• Given instruction
Print the first line of the material below and each line after it, exactly as written, ending with the line that contains "100], [12.5, 100]];".

____

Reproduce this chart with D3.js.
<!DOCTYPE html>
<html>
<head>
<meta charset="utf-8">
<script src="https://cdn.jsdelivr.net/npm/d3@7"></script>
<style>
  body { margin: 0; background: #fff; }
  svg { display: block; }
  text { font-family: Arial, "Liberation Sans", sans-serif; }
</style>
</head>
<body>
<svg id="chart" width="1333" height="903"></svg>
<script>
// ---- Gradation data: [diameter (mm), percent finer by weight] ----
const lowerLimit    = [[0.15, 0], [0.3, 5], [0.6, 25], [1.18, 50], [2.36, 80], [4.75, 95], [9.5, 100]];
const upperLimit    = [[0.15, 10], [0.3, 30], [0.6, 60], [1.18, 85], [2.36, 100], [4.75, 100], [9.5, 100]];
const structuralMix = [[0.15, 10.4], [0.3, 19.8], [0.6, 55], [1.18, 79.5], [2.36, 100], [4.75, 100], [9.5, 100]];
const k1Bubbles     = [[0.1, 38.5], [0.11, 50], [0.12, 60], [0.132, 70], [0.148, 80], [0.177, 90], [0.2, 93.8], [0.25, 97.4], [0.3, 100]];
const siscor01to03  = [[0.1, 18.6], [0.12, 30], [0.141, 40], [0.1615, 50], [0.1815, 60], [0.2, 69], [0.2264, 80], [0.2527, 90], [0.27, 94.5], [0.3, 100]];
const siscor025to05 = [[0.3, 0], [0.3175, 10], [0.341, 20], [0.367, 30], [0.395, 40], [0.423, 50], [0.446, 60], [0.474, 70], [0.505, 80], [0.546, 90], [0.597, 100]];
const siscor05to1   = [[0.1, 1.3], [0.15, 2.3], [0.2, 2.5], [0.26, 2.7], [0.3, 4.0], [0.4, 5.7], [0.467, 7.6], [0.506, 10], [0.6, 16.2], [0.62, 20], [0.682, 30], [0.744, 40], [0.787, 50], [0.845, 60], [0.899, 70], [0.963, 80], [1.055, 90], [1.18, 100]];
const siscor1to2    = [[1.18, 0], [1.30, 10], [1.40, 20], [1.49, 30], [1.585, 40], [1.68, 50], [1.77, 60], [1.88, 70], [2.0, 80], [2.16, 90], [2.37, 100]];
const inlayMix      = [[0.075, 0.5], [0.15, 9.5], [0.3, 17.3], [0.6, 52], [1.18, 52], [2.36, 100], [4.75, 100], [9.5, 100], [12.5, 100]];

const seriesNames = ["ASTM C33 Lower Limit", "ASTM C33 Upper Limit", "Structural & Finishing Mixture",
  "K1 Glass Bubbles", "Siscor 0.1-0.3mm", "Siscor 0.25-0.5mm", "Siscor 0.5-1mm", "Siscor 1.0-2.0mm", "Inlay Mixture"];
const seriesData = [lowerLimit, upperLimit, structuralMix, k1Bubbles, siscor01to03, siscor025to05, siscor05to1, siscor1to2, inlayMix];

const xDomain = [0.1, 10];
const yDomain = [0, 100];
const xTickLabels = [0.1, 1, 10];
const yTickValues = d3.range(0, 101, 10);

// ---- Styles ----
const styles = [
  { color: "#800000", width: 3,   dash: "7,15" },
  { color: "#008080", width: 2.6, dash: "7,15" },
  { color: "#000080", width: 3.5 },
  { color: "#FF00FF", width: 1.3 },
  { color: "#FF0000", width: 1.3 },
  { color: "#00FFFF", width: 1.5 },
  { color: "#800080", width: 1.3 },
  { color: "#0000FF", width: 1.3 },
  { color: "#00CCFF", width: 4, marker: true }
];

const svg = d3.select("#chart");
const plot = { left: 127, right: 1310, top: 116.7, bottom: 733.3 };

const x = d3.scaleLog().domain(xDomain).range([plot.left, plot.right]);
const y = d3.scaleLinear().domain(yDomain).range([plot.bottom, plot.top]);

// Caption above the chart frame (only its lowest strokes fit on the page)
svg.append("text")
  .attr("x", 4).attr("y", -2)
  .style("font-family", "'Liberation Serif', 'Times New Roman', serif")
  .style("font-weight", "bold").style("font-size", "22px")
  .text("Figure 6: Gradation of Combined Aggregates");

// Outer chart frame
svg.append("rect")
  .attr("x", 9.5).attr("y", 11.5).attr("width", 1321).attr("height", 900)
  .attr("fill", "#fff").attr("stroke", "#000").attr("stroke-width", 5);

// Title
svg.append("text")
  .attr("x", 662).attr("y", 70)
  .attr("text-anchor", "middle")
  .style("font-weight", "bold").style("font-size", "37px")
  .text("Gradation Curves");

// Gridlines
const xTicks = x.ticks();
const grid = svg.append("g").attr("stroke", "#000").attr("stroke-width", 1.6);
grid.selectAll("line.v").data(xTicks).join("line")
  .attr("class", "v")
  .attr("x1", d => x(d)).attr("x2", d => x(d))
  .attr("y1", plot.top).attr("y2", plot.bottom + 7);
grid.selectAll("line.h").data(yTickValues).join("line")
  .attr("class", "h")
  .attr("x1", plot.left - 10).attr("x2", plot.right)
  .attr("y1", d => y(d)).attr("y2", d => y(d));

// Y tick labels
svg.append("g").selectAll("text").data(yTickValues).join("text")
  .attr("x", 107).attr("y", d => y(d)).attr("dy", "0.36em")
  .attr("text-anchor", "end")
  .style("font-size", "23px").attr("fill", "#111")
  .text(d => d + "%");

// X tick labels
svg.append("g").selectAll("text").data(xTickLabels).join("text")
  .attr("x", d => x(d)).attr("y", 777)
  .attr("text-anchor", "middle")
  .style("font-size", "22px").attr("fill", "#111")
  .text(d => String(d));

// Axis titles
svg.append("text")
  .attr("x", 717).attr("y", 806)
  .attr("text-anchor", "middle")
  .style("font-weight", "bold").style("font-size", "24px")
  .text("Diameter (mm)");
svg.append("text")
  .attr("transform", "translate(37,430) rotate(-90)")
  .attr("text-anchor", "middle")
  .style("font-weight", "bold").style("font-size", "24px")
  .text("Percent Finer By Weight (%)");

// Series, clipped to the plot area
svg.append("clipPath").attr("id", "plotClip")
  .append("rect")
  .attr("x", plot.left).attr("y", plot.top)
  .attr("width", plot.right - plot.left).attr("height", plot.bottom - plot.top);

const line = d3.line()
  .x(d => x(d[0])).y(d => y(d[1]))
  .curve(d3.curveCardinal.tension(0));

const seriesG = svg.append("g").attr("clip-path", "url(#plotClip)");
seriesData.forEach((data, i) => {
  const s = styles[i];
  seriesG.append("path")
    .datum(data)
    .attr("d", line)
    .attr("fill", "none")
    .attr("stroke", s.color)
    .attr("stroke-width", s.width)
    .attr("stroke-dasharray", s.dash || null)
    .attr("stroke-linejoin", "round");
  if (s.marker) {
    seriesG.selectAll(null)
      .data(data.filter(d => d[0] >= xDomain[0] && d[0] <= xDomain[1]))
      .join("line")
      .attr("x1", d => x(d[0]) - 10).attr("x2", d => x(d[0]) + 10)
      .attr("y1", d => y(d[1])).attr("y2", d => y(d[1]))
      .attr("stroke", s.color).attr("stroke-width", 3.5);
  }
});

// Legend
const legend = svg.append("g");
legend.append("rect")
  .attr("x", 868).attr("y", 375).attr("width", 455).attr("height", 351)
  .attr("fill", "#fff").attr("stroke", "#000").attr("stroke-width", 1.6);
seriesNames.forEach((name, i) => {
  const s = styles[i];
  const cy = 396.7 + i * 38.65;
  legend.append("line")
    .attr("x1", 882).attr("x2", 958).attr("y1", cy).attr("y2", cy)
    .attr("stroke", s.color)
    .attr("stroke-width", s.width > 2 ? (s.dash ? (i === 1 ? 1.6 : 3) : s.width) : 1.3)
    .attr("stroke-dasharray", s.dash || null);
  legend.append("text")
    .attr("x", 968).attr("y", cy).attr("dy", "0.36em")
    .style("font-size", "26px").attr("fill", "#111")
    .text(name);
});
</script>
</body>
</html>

____

• Right answer
Reproduce this chart with D3.js.
<!DOCTYPE html>
<html>
<head>
<meta charset="utf-8">
<script src="https://cdn.jsdelivr.net/npm/d3@7"></script>
<style>
  body { margin: 0; background: #fff; }
  svg { display: block; }
  text { font-family: Arial, "Liberation Sans", sans-serif; }
</style>
</head>
<body>
<svg id="chart" width="1333" height="903"></svg>
<script>
// ---- Gradation data: [diameter (mm), percent finer by weight] ----
const lowerLimit    = [[0.15, 0], [0.3, 5], [0.6, 25], [1.18, 50], [2.36, 80], [4.75, 95], [9.5, 100]];
const upperLimit    = [[0.15, 10], [0.3, 30], [0.6, 60], [1.18, 85], [2.36, 100], [4.75, 100], [9.5, 100]];
const structuralMix = [[0.15, 10.4], [0.3, 19.8], [0.6, 55], [1.18, 79.5], [2.36, 100], [4.75, 100], [9.5, 100]];
const k1Bubbles     = [[0.1, 38.5], [0.11, 50], [0.12, 60], [0.132, 70], [0.148, 80], [0.177, 90], [0.2, 93.8], [0.25, 97.4], [0.3, 100]];
const siscor01to03  = [[0.1, 18.6], [0.12, 30], [0.141, 40], [0.1615, 50], [0.1815, 60], [0.2, 69], [0.2264, 80], [0.2527, 90], [0.27, 94.5], [0.3, 100]];
const siscor025to05 = [[0.3, 0], [0.3175, 10], [0.341, 20], [0.367, 30], [0.395, 40], [0.423, 50], [0.446, 60], [0.474, 70], [0.505, 80], [0.546, 90], [0.597, 100]];
const siscor05to1   = [[0.1, 1.3], [0.15, 2.3], [0.2, 2.5], [0.26, 2.7], [0.3, 4.0], [0.4, 5.7], [0.467, 7.6], [0.506, 10], [0.6, 16.2], [0.62, 20], [0.682, 30], [0.744, 40], [0.787, 50], [0.845, 60], [0.899, 70], [0.963, 80], [1.055, 90], [1.18, 100]];
const siscor1to2    = [[1.18, 0], [1.30, 10], [1.40, 20], [1.49, 30], [1.585, 40], [1.68, 50], [1.77, 60], [1.88, 70], [2.0, 80], [2.16, 90], [2.37, 100]];
const inlayMix      = [[0.075, 0.5], [0.15, 9.5], [0.3, 17.3], [0.6, 52], [1.18, 52], [2.36, 100], [4.75, 100], [9.5, 100], [12.5, 100]];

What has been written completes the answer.